- Born: January 12, 1938 Yiyang, Hunan, China
- Died: February 17, 1989 (aged 51) Changsha, Hunan, China
- Resting place: Changsha, Hunan, China
- Education: Hubei Arts College
- Occupation: Novelist
- Spouse(s): Li Mingxiu (1965–1981), Ouyang Huiling (1981–1989)
- Children: Mo Zhuwei Mo Zhuqin
- Writing career
- Language: Chinese
- Period: 1972–1989
- Genres: Novel; short story; essay
- Notable works: General's Chant (将军吟); Peach Blossom Utopia (桃源梦)
- Notable awards: 1st Mao Dun Literature Prize 1982 General's Chant
- Literary movement: Scar literature; Roots-seeking literature

= Mo Yingfeng =

Chinese novelist

Mo Yingfeng (莫应丰 (莫應豐, Mò Yìngfēng); 12 January 1938 – 17 February 1989) was a Chinese novelist best known for his novel General's Chant, which won the Mao Dun Literature Prize in 1982. He served as the member of China Writers Association and held leadership roles in Hunan Writers Association and Hunan Literature and Art Association.

==Biography==
Mo Yingfeng was born in Yiyang, Hunan in 1938. into a poor rural family. His early life was marked by hardship, which later became an important influence on his writing.
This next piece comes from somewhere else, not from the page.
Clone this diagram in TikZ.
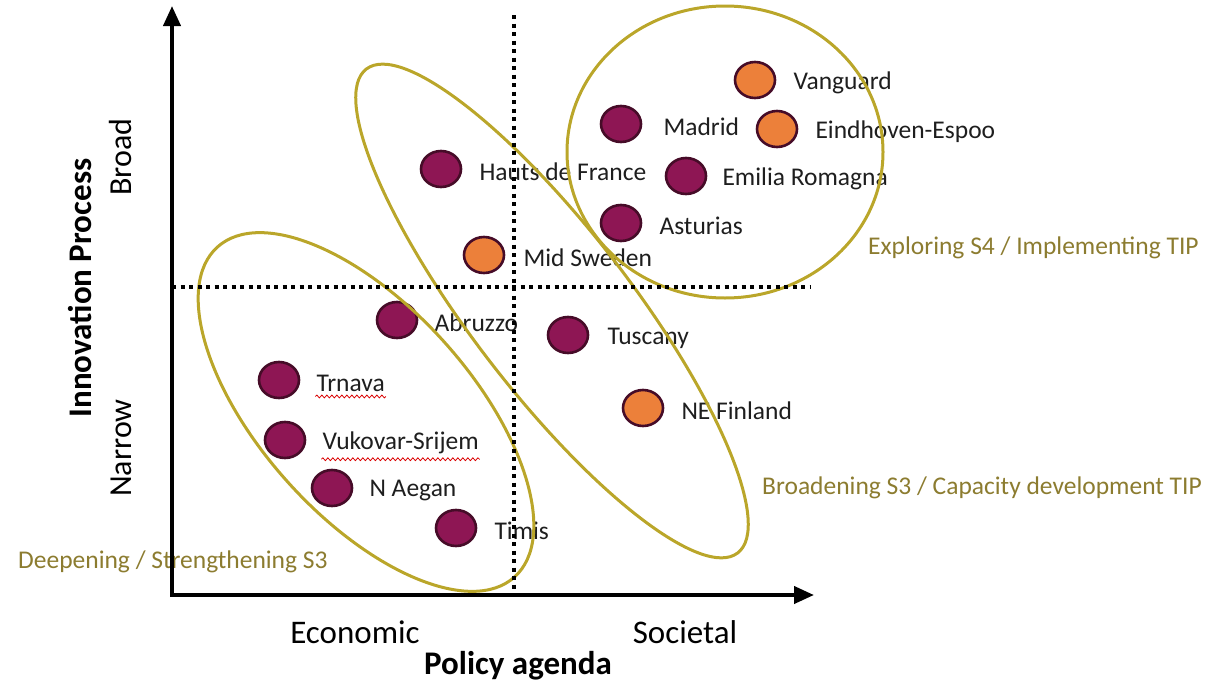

He studied music at Hubei Arts College before joining the People's Liberation Army in 1961, where he worked in a military cultural troupe in Guangzhou Military Region. During the Cultural Revolution, he experienced political persecution, an experience that deeply shaped his later literary perspective.

Mo began publishing fiction in the early 1970s. His most significant work, the novel General's Chant, was written during the final years of the Cultural Revolution, a period when literary expression was subject to strict political constraints. The work was later serialized in 1979 and published as a novel in 1980. Widely regarded as a critical reflection on the era, it won the Mao Dun Literature Prize in 1982.

In the 1980s, Mo continued to write extensively, producing a number of novellas and short stories. His later works, including The Peach Blossom Utopia, engage with regional culture and have been interpreted as dystopian allegories, and are often associated with the roots-seeking literary movement.

Mo died in Changsha in February 1989.

==Works==
===Novels===
- General's Chant (将军吟)
- Peach Blossom Utopia (桃源梦）
- The Wind (风)
- The Soldiers' Journey Through the Mountains (小兵闯大山)
- The Goddess of Beauty (美神)

==Awards==
- General's Chant – 1st Mao Dun Literature Prize (1982)

==Personal life==
Mo was born into a poor rural family in Taojiang, Hunan. He was married twice. In 1965, he married Li Mingxiu, with whom he had two daughters. The marriage ended in divorce in 1981. Later that year, he married Ouyang Huiling, and remained with her until his death in 1989.

In addition to his literary work, Mo had a background in music and was trained in composition at Hubei Arts College. He was also known for his interest in traditional Chinese arts, including calligraphy and ink painting.